_AVAILABLE DATA_.
** BEGIN **
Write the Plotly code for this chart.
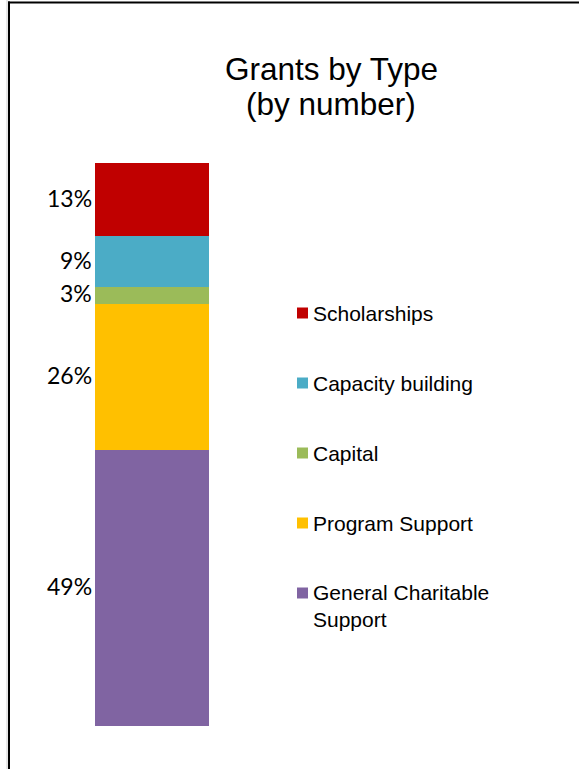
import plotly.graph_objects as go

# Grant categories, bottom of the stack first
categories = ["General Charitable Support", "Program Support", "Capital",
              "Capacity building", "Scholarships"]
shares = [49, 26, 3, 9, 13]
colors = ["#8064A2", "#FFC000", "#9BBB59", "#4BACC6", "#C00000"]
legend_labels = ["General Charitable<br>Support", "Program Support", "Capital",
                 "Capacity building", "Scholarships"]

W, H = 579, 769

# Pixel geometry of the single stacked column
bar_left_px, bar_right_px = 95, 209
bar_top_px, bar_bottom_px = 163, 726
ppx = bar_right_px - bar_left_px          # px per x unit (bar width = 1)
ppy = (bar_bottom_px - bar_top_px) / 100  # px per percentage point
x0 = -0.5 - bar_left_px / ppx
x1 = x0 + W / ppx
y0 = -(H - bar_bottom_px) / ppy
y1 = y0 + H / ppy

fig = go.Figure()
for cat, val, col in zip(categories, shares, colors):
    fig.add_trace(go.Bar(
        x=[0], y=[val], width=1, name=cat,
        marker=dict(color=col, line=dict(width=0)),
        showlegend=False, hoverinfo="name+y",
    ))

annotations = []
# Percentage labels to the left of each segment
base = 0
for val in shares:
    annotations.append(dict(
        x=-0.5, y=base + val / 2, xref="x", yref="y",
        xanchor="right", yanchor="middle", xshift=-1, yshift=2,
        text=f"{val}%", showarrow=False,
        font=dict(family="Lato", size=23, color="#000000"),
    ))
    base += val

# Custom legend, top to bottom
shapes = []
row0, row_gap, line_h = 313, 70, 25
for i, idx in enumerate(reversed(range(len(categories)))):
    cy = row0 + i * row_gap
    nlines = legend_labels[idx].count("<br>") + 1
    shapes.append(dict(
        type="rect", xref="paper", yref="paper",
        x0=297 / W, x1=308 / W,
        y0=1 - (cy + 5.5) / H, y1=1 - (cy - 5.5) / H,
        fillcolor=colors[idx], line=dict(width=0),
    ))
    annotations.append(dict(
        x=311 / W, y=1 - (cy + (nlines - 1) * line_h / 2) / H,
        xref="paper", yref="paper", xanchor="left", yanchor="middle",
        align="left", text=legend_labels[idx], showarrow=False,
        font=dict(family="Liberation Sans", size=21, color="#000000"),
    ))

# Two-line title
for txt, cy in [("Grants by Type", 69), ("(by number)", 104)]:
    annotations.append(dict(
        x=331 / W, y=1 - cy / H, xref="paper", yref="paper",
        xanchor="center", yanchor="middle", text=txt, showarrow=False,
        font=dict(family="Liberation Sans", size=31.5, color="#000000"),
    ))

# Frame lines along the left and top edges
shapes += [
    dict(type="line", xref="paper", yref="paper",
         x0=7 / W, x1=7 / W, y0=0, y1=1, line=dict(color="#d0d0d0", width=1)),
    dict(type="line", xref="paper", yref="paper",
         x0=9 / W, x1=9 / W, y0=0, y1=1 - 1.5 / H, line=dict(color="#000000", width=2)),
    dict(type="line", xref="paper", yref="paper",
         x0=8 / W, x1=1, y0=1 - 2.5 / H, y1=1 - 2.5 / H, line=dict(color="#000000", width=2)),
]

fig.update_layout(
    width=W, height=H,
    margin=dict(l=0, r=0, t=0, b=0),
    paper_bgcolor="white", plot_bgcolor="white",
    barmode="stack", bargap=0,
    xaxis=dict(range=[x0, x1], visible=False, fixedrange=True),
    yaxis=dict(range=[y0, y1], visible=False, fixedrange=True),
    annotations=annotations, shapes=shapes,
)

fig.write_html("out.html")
** END **
_AIM OF THE TASK_. Copy out the listing exactly as it stands, but not the pictures.

_THE SOLUTION_.
Write the Plotly code for this chart.
import plotly.graph_objects as go

# Grant categories, bottom of the stack first
categories = ["General Charitable Support", "Program Support", "Capital",
              "Capacity building", "Scholarships"]
shares = [49, 26, 3, 9, 13]
colors = ["#8064A2", "#FFC000", "#9BBB59", "#4BACC6", "#C00000"]
legend_labels = ["General Charitable<br>Support", "Program Support", "Capital",
                 "Capacity building", "Scholarships"]

W, H = 579, 769

# Pixel geometry of the single stacked column
bar_left_px, bar_right_px = 95, 209
bar_top_px, bar_bottom_px = 163, 726
ppx = bar_right_px - bar_left_px          # px per x unit (bar width = 1)
ppy = (bar_bottom_px - bar_top_px) / 100  # px per percentage point
x0 = -0.5 - bar_left_px / ppx
x1 = x0 + W / ppx
y0 = -(H - bar_bottom_px) / ppy
y1 = y0 + H / ppy

fig = go.Figure()
for cat, val, col in zip(categories, shares, colors):
    fig.add_trace(go.Bar(
        x=[0], y=[val], width=1, name=cat,
        marker=dict(color=col, line=dict(width=0)),
        showlegend=False, hoverinfo="name+y",
    ))

annotations = []
# Percentage labels to the left of each segment
base = 0
for val in shares:
    annotations.append(dict(
        x=-0.5, y=base + val / 2, xref="x", yref="y",
        xanchor="right", yanchor="middle", xshift=-1, yshift=2,
        text=f"{val}%", showarrow=False,
        font=dict(family="Lato", size=23, color="#000000"),
    ))
    base += val

# Custom legend, top to bottom
shapes = []
row0, row_gap, line_h = 313, 70, 25
for i, idx in enumerate(reversed(range(len(categories)))):
    cy = row0 + i * row_gap
    nlines = legend_labels[idx].count("<br>") + 1
    shapes.append(dict(
        type="rect", xref="paper", yref="paper",
        x0=297 / W, x1=308 / W,
        y0=1 - (cy + 5.5) / H, y1=1 - (cy - 5.5) / H,
        fillcolor=colors[idx], line=dict(width=0),
    ))
    annotations.append(dict(
        x=311 / W, y=1 - (cy + (nlines - 1) * line_h / 2) / H,
        xref="paper", yref="paper", xanchor="left", yanchor="middle",
        align="left", text=legend_labels[idx], showarrow=False,
        font=dict(family="Liberation Sans", size=21, color="#000000"),
    ))

# Two-line title
for txt, cy in [("Grants by Type", 69), ("(by number)", 104)]:
    annotations.append(dict(
        x=331 / W, y=1 - cy / H, xref="paper", yref="paper",
        xanchor="center", yanchor="middle", text=txt, showarrow=False,
        font=dict(family="Liberation Sans", size=31.5, color="#000000"),
    ))

# Frame lines along the left and top edges
shapes += [
    dict(type="line", xref="paper", yref="paper",
         x0=7 / W, x1=7 / W, y0=0, y1=1, line=dict(color="#d0d0d0", width=1)),
    dict(type="line", xref="paper", yref="paper",
         x0=9 / W, x1=9 / W, y0=0, y1=1 - 1.5 / H, line=dict(color="#000000", width=2)),
    dict(type="line", xref="paper", yref="paper",
         x0=8 / W, x1=1, y0=1 - 2.5 / H, y1=1 - 2.5 / H, line=dict(color="#000000", width=2)),
]

fig.update_layout(
    width=W, height=H,
    margin=dict(l=0, r=0, t=0, b=0),
    paper_bgcolor="white", plot_bgcolor="white",
    barmode="stack", bargap=0,
    xaxis=dict(range=[x0, x1], visible=False, fixedrange=True),
    yaxis=dict(range=[y0, y1], visible=False, fixedrange=True),
    annotations=annotations, shapes=shapes,
)

fig.write_html("out.html")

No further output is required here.